Of course, part of his motivation is the threat of being kicked out of the family if his grades slip or if he can’t sustain himself financially.
Despite his success, the family starts complaining about his allowance, arguing it could be divided up among the original nine. “He’s draining our allowance funds!” they cry. “Why are mom and dad prioritizing him over the rest of us?” they demand. “He’s getting rich off our money!”
In the real world, only 10 percent of Florida students attend charter schools. They’re the one adopted sibling in a public-school family of 10. The hostile school board members and superintendents aligned with the Florida Education Association’s anti-charter campaign are the abusive parents. In newspapers and blogs, political campaigns and school board meetings, they paint charter schools across the state as a giant money-eating monster that’s staring down every child attending traditional schools.
That portrayal is fiction.
Like the allowance disparity in that fictional family, charter schools get less money to educate kids and are largely on their own to find a building for the school. That’s why sometimes you’ll see charter schools operating in unusual places, like an empty section of the largely abandoned Centre of Tallahassee mall where my son goes to school.
A 2017 report by Florida Taxwatch found that charter schools get about $3,000 less per student. And still, the well-organized, well-funded anti-charter voices complain that charter schools are bleeding them dry, being prioritized over traditional schools, and only out to get rich at the expense of the kids who go to their schools.
When I reminded someone on Twitter that most charter schools are managed by nonprofit organizations, she told me they just take their extra money to “build their empire.”
But if charter schools are building an empire that gets amazing results for kids, then, heck, yeah -- let’s help them build it bigger!
If charter schools don’t get good grades, or if they become financially unstable with that smaller allowance, they get shut down, or “kicked out of the family.”
The haters foolishly cite the occasional charter school closure as evidence they’re a drag on public funds, but they miss the fact that if traditional schools were held to the same financial and academic standards, we’d see many of them shutting down as well.
That bit about using the family van and computer are based in reality, too!
In Leon County, all families with kids in public schools get a free license to Microsoft Office 360, that is, unless you’re a charter school family like mine. And just this year, they denied our charter school access to the computer system the county uses to hire teachers.
Our school has also been told that soon they won’t be allowed to park their buses or refuel at the district’s bus lot.
Despite being outnumbered in the public school family, underfunded, and squeezed out of district perks, charter school students in Florida, especially minorities, outperform their traditional school counterparts.
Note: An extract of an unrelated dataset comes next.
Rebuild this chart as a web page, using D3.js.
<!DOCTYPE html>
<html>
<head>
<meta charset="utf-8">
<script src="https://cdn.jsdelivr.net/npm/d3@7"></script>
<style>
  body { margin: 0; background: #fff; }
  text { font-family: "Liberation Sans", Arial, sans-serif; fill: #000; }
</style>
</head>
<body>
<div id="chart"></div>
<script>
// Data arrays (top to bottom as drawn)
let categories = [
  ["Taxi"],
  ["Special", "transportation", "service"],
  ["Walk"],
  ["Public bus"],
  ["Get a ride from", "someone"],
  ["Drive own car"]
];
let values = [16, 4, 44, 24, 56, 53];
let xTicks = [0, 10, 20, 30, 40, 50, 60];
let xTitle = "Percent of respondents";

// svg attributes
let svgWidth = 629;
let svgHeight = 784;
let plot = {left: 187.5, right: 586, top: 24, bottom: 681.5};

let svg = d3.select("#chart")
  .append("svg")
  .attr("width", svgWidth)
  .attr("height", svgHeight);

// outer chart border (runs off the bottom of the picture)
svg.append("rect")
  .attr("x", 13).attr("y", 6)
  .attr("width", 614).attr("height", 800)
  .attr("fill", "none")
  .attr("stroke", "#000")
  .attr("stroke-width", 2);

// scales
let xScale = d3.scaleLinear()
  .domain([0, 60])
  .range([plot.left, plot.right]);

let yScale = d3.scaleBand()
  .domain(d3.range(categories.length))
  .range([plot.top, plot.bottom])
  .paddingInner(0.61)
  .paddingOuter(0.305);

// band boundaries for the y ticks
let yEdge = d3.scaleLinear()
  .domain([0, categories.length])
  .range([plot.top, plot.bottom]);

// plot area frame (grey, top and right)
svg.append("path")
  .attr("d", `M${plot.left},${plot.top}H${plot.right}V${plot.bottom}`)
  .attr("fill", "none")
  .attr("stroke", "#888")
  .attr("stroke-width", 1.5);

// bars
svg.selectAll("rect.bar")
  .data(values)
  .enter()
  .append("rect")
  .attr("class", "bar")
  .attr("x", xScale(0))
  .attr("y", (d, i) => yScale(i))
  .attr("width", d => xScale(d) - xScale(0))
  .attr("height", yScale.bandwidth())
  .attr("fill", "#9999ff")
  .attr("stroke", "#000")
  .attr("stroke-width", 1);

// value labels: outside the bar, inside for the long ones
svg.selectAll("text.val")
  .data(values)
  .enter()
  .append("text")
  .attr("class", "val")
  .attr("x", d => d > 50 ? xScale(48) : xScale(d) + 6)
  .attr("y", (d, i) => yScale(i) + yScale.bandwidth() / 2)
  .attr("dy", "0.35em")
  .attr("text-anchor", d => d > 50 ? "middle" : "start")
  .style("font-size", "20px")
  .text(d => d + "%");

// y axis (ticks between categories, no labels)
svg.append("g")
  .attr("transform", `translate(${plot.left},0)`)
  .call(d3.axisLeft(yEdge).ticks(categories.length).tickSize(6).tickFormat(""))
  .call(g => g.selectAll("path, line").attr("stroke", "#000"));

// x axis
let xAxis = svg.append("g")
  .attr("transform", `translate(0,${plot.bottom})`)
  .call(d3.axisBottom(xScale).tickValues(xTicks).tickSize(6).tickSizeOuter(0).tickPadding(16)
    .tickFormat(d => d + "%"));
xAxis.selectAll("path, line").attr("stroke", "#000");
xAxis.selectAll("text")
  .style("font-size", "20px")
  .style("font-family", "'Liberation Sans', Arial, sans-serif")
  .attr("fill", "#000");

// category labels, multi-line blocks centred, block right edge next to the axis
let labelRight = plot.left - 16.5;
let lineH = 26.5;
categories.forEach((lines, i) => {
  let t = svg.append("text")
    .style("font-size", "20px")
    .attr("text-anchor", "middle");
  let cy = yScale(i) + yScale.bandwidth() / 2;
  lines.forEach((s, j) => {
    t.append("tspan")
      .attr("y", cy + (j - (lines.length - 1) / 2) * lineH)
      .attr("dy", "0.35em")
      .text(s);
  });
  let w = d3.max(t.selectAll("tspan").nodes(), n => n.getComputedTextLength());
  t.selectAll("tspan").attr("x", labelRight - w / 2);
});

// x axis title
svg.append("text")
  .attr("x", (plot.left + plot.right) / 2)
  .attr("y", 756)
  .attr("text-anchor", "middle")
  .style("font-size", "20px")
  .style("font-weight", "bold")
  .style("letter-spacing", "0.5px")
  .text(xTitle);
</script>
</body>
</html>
Charter schools are public schools, by law. They are tuition-free and open to the public. The schools are in such high demand that enrollment decisions have to be made by lottery and those who don’t make it are added to waiting lists.
Families want these schools because, for one reason or another, the traditional school they’re zoned for doesn’t meet their needs. Instead of trying to crush the little guy, school board and district leaders should stop perpetuating a sibling rivalry and stop picking a side. They should be fair and do everything possible to help all kids succeed, because in the end, we’re all part of the same family of public schools.
Lane Wright lives in Tallahassee with his wife and three children and serves as director of policy analysis at Education Post, a national nonprofit.